Most toddlers, when you take them to a wide open area like a park or a beach, will run and run for a few yards, and then turn back to look at you. Then they will laugh and run very quickly back to you. It's like they have an invisible rubber band attached to them that runs between them and you (mommy/daddy). If they run too far, the rubber band pulls them back, fast.
Lily came home with us at 15 months. She had just learned to walk, and for the first couple of weeks she still had that step-step-stumble-fall walk of a young toddler. As soon as she got steady on her feet though, she took off.
We took her to wide open places and she ran and ran and ran. It was clear, her rubber band was broken. 12 months in a care center without a mommy or daddy to run back to will do that.
Sometimes I let her run away from me, just to test and see how far she would go. Would she ever turn around?
She never did. She just kept going. My own heart, my own aching rubber band, would snap, and I would chase after her and catch her up. But it was clear, she would have kept on going.

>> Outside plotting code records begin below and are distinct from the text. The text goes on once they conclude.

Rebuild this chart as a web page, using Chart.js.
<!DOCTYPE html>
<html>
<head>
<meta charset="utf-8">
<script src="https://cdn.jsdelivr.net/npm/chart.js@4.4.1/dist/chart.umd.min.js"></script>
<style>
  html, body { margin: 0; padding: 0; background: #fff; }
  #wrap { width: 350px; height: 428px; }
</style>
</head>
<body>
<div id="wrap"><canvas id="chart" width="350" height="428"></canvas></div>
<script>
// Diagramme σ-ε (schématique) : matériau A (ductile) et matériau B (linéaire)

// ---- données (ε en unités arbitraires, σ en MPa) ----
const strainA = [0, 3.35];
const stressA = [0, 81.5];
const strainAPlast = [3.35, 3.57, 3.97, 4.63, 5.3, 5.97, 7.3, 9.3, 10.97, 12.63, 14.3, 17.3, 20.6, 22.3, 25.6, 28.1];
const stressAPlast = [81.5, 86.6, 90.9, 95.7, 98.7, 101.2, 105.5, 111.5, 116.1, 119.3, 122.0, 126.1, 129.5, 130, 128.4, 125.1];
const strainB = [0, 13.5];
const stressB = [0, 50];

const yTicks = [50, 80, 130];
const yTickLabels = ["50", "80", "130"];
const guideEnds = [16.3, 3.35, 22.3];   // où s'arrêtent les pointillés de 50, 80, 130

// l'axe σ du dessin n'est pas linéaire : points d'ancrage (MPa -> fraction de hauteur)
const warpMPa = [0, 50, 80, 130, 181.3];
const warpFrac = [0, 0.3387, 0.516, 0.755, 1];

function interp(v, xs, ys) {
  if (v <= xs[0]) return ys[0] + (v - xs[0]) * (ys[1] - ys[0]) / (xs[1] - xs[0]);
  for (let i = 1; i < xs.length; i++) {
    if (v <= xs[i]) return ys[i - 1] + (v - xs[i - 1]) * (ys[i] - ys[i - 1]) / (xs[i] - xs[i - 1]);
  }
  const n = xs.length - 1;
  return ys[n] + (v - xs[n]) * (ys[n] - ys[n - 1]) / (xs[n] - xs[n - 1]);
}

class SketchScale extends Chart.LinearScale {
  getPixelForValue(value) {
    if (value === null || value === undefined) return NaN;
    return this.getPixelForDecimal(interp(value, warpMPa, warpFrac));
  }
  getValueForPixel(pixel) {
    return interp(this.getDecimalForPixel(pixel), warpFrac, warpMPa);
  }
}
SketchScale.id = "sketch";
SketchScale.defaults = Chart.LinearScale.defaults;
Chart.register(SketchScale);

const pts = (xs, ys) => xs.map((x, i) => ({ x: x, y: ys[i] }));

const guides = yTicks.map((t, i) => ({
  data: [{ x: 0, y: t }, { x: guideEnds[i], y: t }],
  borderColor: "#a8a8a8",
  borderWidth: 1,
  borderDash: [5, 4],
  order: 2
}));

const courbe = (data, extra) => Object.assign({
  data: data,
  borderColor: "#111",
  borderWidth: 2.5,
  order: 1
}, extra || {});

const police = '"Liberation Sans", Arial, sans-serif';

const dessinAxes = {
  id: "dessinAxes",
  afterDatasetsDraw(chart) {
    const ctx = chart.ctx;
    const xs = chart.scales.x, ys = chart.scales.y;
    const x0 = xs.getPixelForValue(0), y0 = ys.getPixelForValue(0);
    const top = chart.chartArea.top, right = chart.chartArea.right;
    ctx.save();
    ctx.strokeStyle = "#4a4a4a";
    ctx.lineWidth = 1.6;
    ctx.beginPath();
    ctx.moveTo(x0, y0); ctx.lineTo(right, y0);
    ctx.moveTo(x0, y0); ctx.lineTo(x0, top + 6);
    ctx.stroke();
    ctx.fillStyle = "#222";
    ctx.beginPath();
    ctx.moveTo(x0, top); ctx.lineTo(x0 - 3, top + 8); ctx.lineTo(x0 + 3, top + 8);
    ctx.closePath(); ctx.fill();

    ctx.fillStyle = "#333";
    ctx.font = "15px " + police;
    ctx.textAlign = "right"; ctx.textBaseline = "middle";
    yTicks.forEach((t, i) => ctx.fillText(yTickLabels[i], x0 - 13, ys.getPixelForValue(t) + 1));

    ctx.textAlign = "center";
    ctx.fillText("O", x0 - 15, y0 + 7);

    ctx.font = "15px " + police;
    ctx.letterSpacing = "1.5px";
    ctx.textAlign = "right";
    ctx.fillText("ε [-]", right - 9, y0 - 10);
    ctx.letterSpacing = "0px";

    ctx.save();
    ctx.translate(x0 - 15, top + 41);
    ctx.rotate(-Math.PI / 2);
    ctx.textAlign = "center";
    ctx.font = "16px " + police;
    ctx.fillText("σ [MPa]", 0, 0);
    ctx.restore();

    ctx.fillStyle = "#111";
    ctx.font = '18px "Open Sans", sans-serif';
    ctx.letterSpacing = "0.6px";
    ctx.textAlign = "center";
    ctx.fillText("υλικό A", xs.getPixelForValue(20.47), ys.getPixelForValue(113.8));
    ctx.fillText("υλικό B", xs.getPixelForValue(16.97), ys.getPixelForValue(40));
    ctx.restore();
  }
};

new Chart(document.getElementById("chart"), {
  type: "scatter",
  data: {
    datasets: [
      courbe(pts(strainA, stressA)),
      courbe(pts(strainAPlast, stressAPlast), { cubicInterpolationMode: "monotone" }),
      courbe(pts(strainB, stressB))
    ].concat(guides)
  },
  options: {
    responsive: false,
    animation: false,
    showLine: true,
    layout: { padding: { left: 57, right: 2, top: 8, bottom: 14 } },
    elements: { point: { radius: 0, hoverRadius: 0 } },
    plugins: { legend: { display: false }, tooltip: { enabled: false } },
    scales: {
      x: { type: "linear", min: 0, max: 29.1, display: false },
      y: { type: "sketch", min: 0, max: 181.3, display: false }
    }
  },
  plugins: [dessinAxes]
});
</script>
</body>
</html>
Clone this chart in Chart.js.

Lily, you may have noticed, is something of a dare devil. If there is a sharp object within reach, she is picking it up (and when she was younger, putting it in her mouth. Let's see if this steak knife from the dishwasher mommy is unloading is really clean.) If there is a body of water to jump in, she jumps. If there is a tall tree or hill or large rock, she is climbing it. If there is a cliff or porch railing or window ledge, she is leaning over it. If there is a set of wheels to ride, she is on it. Running into traffic? That's so fun! Disappearing into crowds? Loves it! I have been paged over the YMCA loudspeaker to come get a (pantsless) child from the bouncy house she refuses to leave. I have grabbed her from the jaws of death (oncoming cars and trucks) three times.
This child has taken years off my life. YEARS.

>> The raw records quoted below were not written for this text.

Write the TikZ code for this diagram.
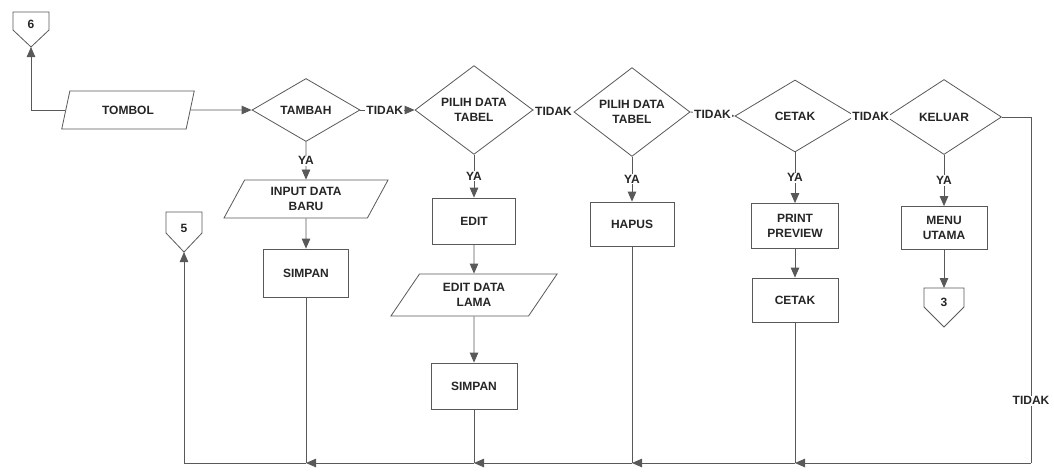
\documentclass[tikz,border=0pt]{standalone}
\usepackage{fontspec}
\setmainfont{Liberation Sans}
\usetikzlibrary{shapes.geometric,arrows.meta,calc}
\begin{document}
\begin{tikzpicture}[x=1pt,y=-1pt,
  line/.style={draw=black!65, line width=0.8pt},
  arr/.style={line, -{Triangle[length=10pt,width=8.5pt]}},
  txt/.style={font=\fontsize{12}{15}\selectfont\bfseries, text=black!85, align=center},
  dec/.style={txt, draw=black!65, line width=0.8pt, diamond, inner sep=0pt},
  proc/.style={txt, draw=black!65, line width=0.8pt, rectangle, inner sep=0pt},
  io/.style={txt, draw=black!65, line width=0.8pt, trapezium, trapezium stretches=true, inner sep=0pt},
  lab/.style={txt, fill=white, inner sep=1pt},
  conn/.style={txt, inner sep=0pt}]
\useasboundingbox[fill=white] (0,0) rectangle (1054,472);

% decisions
\node[io, trapezium left angle=67, trapezium right angle=113, minimum width=133pt, minimum height=38pt] (tombol) at (128,110) {TOMBOL};
\node[dec, minimum width=108pt, minimum height=63pt] (tambah) at (306,110) {TAMBAH};
\node[dec, minimum width=118pt, minimum height=80pt] (pilih1) at (474,110) {PILIH DATA\\TABEL};
\node[dec, minimum width=116pt, minimum height=80pt] (pilih2) at (632,112) {PILIH DATA\\TABEL};
\node[dec, minimum width=120pt, minimum height=72pt] (cetakd) at (795,116) {CETAK};
\node[dec, minimum width=115pt, minimum height=75pt] (keluar) at (944,117) {KELUAR};

% processes
\node[io, trapezium left angle=63, trapezium right angle=117, minimum width=165pt, minimum height=38pt] (input) at (306,199) {INPUT DATA\\BARU};
\node[proc, minimum width=85pt, minimum height=48pt] (simpan1) at (306,273) {SIMPAN};
\node[proc, minimum width=83pt, minimum height=46pt] (edit) at (474,221) {EDIT};
\node[io, trapezium left angle=55, trapezium right angle=125, minimum width=167pt, minimum height=42pt] (editlama) at (474,295) {EDIT DATA\\LAMA};
\node[proc, minimum width=86pt, minimum height=46pt] (simpan2) at (474,386) {SIMPAN};
\node[proc, minimum width=84pt, minimum height=44pt] (hapus) at (632,224) {HAPUS};
\node[proc, minimum width=87pt, minimum height=45pt] (preview) at (795,226) {PRINT\\PREVIEW};
\node[proc, minimum width=86pt, minimum height=44pt] (cetakp) at (795,300) {CETAK};
\node[proc, minimum width=86pt, minimum height=43pt] (menu) at (944,228) {MENU\\UTAMA};

% off-page connectors
\node[conn] (c6) at (31,24) {6};
\draw[line] ([shift={(-18,-12)}]c6.center) -- ([shift={(18,-12)}]c6.center) -- ([shift={(18,6)}]c6.center) -- ([shift={(0,23)}]c6.center) -- ([shift={(-18,6)}]c6.center) -- cycle;
\coordinate (c6tip) at ([shift={(0,23)}]c6.center);

\node[conn] (c5) at (184,228) {5};
\draw[line] ([shift={(-18,-16)}]c5.center) -- ([shift={(18,-16)}]c5.center) -- ([shift={(18,5)}]c5.center) -- ([shift={(0,24)}]c5.center) -- ([shift={(-18,5)}]c5.center) -- cycle;
\coordinate (c5tip) at ([shift={(0,24)}]c5.center);

\node[conn] (c3) at (944,302) {3};
\draw[line] ([shift={(-20,-14)}]c3.center) -- ([shift={(20,-14)}]c3.center) -- ([shift={(20,5)}]c3.center) -- ([shift={(0,25)}]c3.center) -- ([shift={(-20,5)}]c3.center) -- cycle;
\coordinate (c3top) at ([shift={(0,-14)}]c3.center);

% bottom line anchor
\coordinate (br) at (1031,463);

% main flow
\draw[arr] (tombol.west) -| (c6tip);
\draw[arr] (tombol.east) -- (tambah.west);
\draw[arr] (tambah.east) -- node[lab, pos=0.45]{TIDAK} (pilih1.west);
\draw[arr] (pilih1.east) -- node[lab]{TIDAK} (pilih2.west);
\draw[arr] (pilih2.east) -- node[lab]{TIDAK} (cetakd.west);
\draw[arr] (cetakd.east) -- node[lab]{TIDAK} (keluar.west);

\draw[arr] (tambah.south) -- node[lab]{YA} (input.north);
\draw[arr] (pilih1.south) -- node[lab]{YA} (edit.north);
\draw[arr] (pilih2.south) -- node[lab]{YA} (hapus.north);
\draw[arr] (cetakd.south) -- node[lab]{YA} (preview.north);
\draw[arr] (keluar.south) -- node[lab]{YA} (menu.north);

\draw[arr] (input.south) -- (simpan1.north);
\draw[arr] (edit.south) -- (editlama.north);
\draw[arr] (editlama.south) -- (simpan2.north);
\draw[arr] (preview.south) -- (cetakp.north);
\draw[arr] (menu.south) -- (c3top);

% KELUAR TIDAK branch
\draw[line] (keluar.east) -- (keluar.east -| br) -- node[lab, pos=0.82]{TIDAK} (br);

% return lines
\draw[line] (simpan1.south) -- (simpan1.south |- br);
\draw[line] (simpan2.south) -- (simpan2.south |- br);
\draw[line] (hapus.south) -- (hapus.south |- br);
\draw[line] (cetakp.south) -- (cetakp.south |- br);

\draw[arr] (br) -- (cetakp.south |- br);
\draw[arr] (cetakp.south |- br) -- (hapus.south |- br);
\draw[arr] (hapus.south |- br) -- (simpan2.south |- br);
\draw[arr] (simpan2.south |- br) -- (simpan1.south |- br);
\draw[arr] (simpan1.south |- br) -- (c5tip |- br) -- (c5tip);
\end{tikzpicture}
\end{document}
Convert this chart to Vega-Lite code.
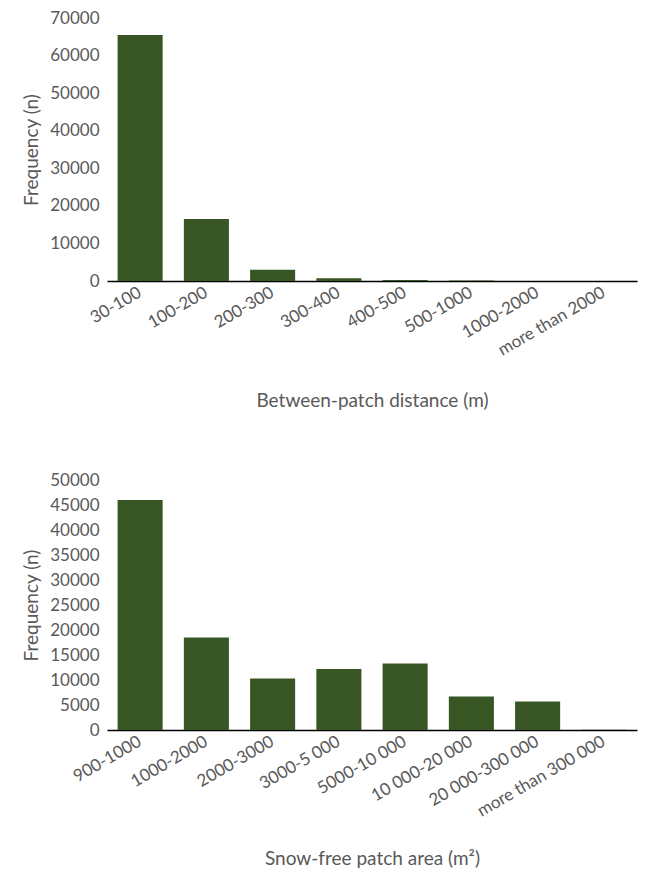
{
"$schema":"https://vega.github.io/schema/vega-lite/v6.json",
"padding":{"left":22,"top":9,"right":5,"bottom":5},
"config":{"font":"Lato","view":{"stroke":null},"axis":{"labelColor":"#595959","titleColor":"#595959","labelFontSize":17,"titleFontSize":19,"titleFontWeight":"normal","grid":false,"ticks":false},"axisY":{"domain":false,"labelPadding":8,"format":"d","titlePadding":8},"axisX":{"domainColor":"#000","domainWidth":1.5,"labelAngle":-30,"labelAlign":"right","labelBaseline":"middle","labelPadding":10}},
"spacing":60,
"vconcat":[
{"width":530,"height":263,
"data":{"values":[{"c":"30-100","n":65500},{"c":"100-200","n":16500},{"c":"200-300","n":3000},{"c":"300-400","n":700},{"c":"400-500","n":250},{"c":"500-1000","n":150},{"c":"1000-2000","n":0},{"c":"more than 2000","n":0}]},
"mark":{"type":"bar","color":"#375623"},
"encoding":{"x":{"field":"c","type":"nominal","sort":null,"title":"Between-patch distance (m)","scale":{"paddingInner":0.32,"paddingOuter":0.16},"axis":{"titlePadding":34}},
"y":{"field":"n","type":"quantitative","title":"Frequency (n)","scale":{"domain":[0,70000]},"axis":{"values":[0,10000,20000,30000,40000,50000,60000,70000]}}}},
{"width":530,"height":250,
"data":{"values":[{"c":"900-1000","n":46000},{"c":"1000-2000","n":18500},{"c":"2000-3000","n":10300},{"c":"3000-5 000","n":12200},{"c":"5000-10 000","n":13300},{"c":"10 000-20 000","n":6700},{"c":"20 000-300 000","n":5700},{"c":"more than 300 000","n":50}]},
"mark":{"type":"bar","color":"#375623"},
"encoding":{"x":{"field":"c","type":"nominal","sort":null,"title":"Snow-free patch area (m²)","scale":{"paddingInner":0.32,"paddingOuter":0.16},"axis":{"titlePadding":30}},
"y":{"field":"n","type":"quantitative","title":"Frequency (n)","scale":{"domain":[0,50000]},"axis":{"values":[0,5000,10000,15000,20000,25000,30000,35000,40000,45000,50000]}}}}
]}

And yet, she is still alive. Steak knife in the mouth at 16 months? Not a scratch.
Diving into a busy street? Fine.
Tumbling off of a high rock? Not a bruise.

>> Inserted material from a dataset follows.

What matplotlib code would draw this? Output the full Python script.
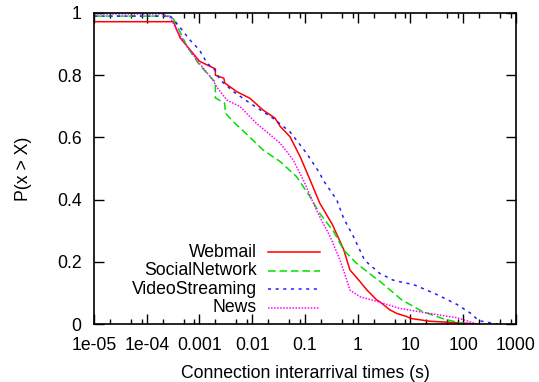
import numpy as np
import matplotlib
matplotlib.use("Agg")
import matplotlib.pyplot as plt
from matplotlib.ticker import LogLocator, NullFormatter, FixedLocator

plt.rcParams["font.family"] = ["Liberation Sans", "DejaVu Sans"]

# Complementary CDFs of connection interarrival times, per service
webmail_x = [1e-5, 3.2e-4, 4.3e-4, 1.0e-3, 2.0e-3, 2.0e-3, 2.9e-3, 3.0e-3, 5.1e-3, 9e-3,
             1.6e-2, 2.7e-2, 3.4e-2, 5.2e-2, 8.1e-2, 0.125, 0.19, 0.33, 0.54, 0.71,
             1.0, 1.5, 2.3, 2.6, 4.1, 5.5, 8.5, 10, 23, 76, 200]
webmail_p = [0.972, 0.972, 0.92, 0.845, 0.82, 0.80, 0.79, 0.775, 0.747, 0.726,
             0.688, 0.662, 0.635, 0.602, 0.538, 0.463, 0.389, 0.32, 0.24, 0.174,
             0.145, 0.109, 0.077, 0.072, 0.045, 0.034, 0.024, 0.018, 0.009, 0.004, 0.0]

social_x = [1e-5, 3.0e-4, 3.7e-4, 5.8e-4, 1.0e-3, 1.8e-3, 2.0e-3, 2.0e-3, 3.0e-3, 3.1e-3,
            4.4e-3, 9.1e-3, 1.62e-2, 3.4e-2, 6.9e-2, 0.125, 0.16, 0.19, 0.35, 0.54,
            0.95, 2.0, 2.6, 6.9, 15, 17, 45, 87, 115]
social_p = [0.99, 0.99, 0.961, 0.892, 0.833, 0.785, 0.78, 0.727, 0.71, 0.678,
            0.65, 0.60, 0.559, 0.522, 0.474, 0.409, 0.377, 0.356, 0.297, 0.238,
            0.195, 0.152, 0.138, 0.077, 0.045, 0.040, 0.015, 0.004, 0.0]

video_x = [1e-5, 2.8e-4, 3.7e-4, 6.6e-4, 1.0e-3, 1.4e-3, 1.95e-3, 2.45e-3, 4.4e-3, 9.1e-3,
           0.025, 0.052, 0.107, 0.19, 0.22, 0.40, 0.54, 0.83, 1.35, 2.6,
           3.5, 4.7, 8.5, 11, 28, 76, 155, 170, 210, 320, 450]
video_p = [0.99, 0.99, 0.967, 0.913, 0.881, 0.838, 0.817, 0.785, 0.747, 0.71,
           0.661, 0.618, 0.549, 0.485, 0.463, 0.399, 0.34, 0.281, 0.205, 0.163,
           0.152, 0.141, 0.131, 0.128, 0.099, 0.063, 0.029, 0.02, 0.01, 0.004, 0.0]

news_x = [1e-5, 2.0e-4, 2.4e-4, 2.8e-4, 3.7e-4, 5.8e-4, 1.0e-3, 1.8e-3, 2.1e-3, 3.3e-3,
          5.9e-3, 0.012, 0.022, 0.034, 0.060, 0.093, 0.155, 0.19, 0.30, 0.46,
          0.62, 0.71, 1.1, 2.6, 6.3, 23, 76, 135, 180]
news_p = [0.997, 0.997, 0.99, 0.985, 0.945, 0.892, 0.838, 0.785, 0.763, 0.72,
          0.699, 0.645, 0.608, 0.581, 0.527, 0.463, 0.377, 0.345, 0.281, 0.206,
          0.141, 0.109, 0.088, 0.07, 0.05, 0.034, 0.02, 0.007, 0.0]

labels = ["Webmail", "SocialNetwork", "VideoStreaming", "News"]
x_ticks = [1e-5, 1e-4, 1e-3, 1e-2, 1e-1, 1, 10, 100, 1000]
x_tick_labels = ["1e-05", "1e-04", "0.001", "0.01", "0.1", "1", "10", "100", "1000"]
y_ticks = [0, 0.2, 0.4, 0.6, 0.8, 1]
y_tick_labels = ["0", "0.2", "0.4", "0.6", "0.8", "1"]

series = [
    (webmail_x, webmail_p, "#ff0000", "-"),
    (social_x, social_p, "#00e000", (0, (5.0, 2.5))),
    (video_x, video_p, "#2020ff", (0, (2.0, 3.0))),
    (news_x, news_p, "#ff00ff", (0, (1.0, 1.0))),
]

fig = plt.figure(figsize=(5.39, 3.82), dpi=100)
ax = fig.add_axes([0.1744, 0.1518, 0.7829, 0.8142])

for (xs, ps, color, ls), label in zip(series, labels):
    ax.plot(xs, ps, color=color, linestyle=ls, linewidth=1.1, label=label)

ax.set_xscale("log")
ax.set_xlim(1e-5, 1000)
ax.set_ylim(0, 1)
ax.set_xticks(x_ticks)
ax.set_xticklabels(x_tick_labels)
ax.xaxis.set_minor_locator(LogLocator(base=10, subs=(2.0, 5.0, 8.0), numticks=20))
ax.xaxis.set_minor_formatter(NullFormatter())
ax.set_yticks(y_ticks)
ax.set_yticklabels(y_tick_labels)
ax.yaxis.set_minor_locator(FixedLocator([]))

fs = 12.7
ax.tick_params(axis="both", which="major", direction="in", length=7, width=1,
               top=True, right=True, labelsize=fs, pad=9)
ax.tick_params(axis="x", which="minor", direction="in", length=3.5, width=1,
               top=True, bottom=True)
for s in ax.spines.values():
    s.set_linewidth(1.2)

ax.set_xlabel("Connection interarrival times (s)", fontsize=fs, labelpad=8)
ax.set_ylabel("P(x > X)", fontsize=fs, labelpad=18)

# gnuplot-style key: right-aligned text with the line sample after it
key_rows = [0.2305, 0.171, 0.1125, 0.052]
for (xs, ps, color, ls), label, ky in zip(series, labels, key_rows):
    ax.text(0.386, ky, label, transform=ax.transAxes, ha="right", va="center", fontsize=fs)
    ax.plot([0.412, 0.536], [ky, ky], transform=ax.transAxes, color=color,
            linestyle=ls, linewidth=1.1)

fig.savefig("out.png", dpi=100)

She really does have a guardian angel.
A couple of days ago we took the kids to a huge beach near us. Waves! Sand! They were thrilled, and the waves were so much fun they didn't notice the water was like ice.
At this beach there is a large rocky island that you can walk out to at low tide. We all started towards it, but Daniel got distracted by the waves and we stopped to let him jump for awhile. Lily, though, wanted to get to the top of that island. She took off. I stood at the bottom of the slope, watching her, conducting the test again. Just how far and how high will she climb before she turns around? Has her rubber band, after 3 years with us, been stitched together at all?
She climbed and climbed and climbed without a glance back. Soon, she was out of sight. I had a vision of the waves crashing on the rocky ledge I knew was on the other side of the island. I started climbing after her.
Lily, as an adult, will be able to climb so high. She is so fearless, so ready to take on the world. Perhaps by then, we will have stitched together enough of the rubber band that she will not leave us behind.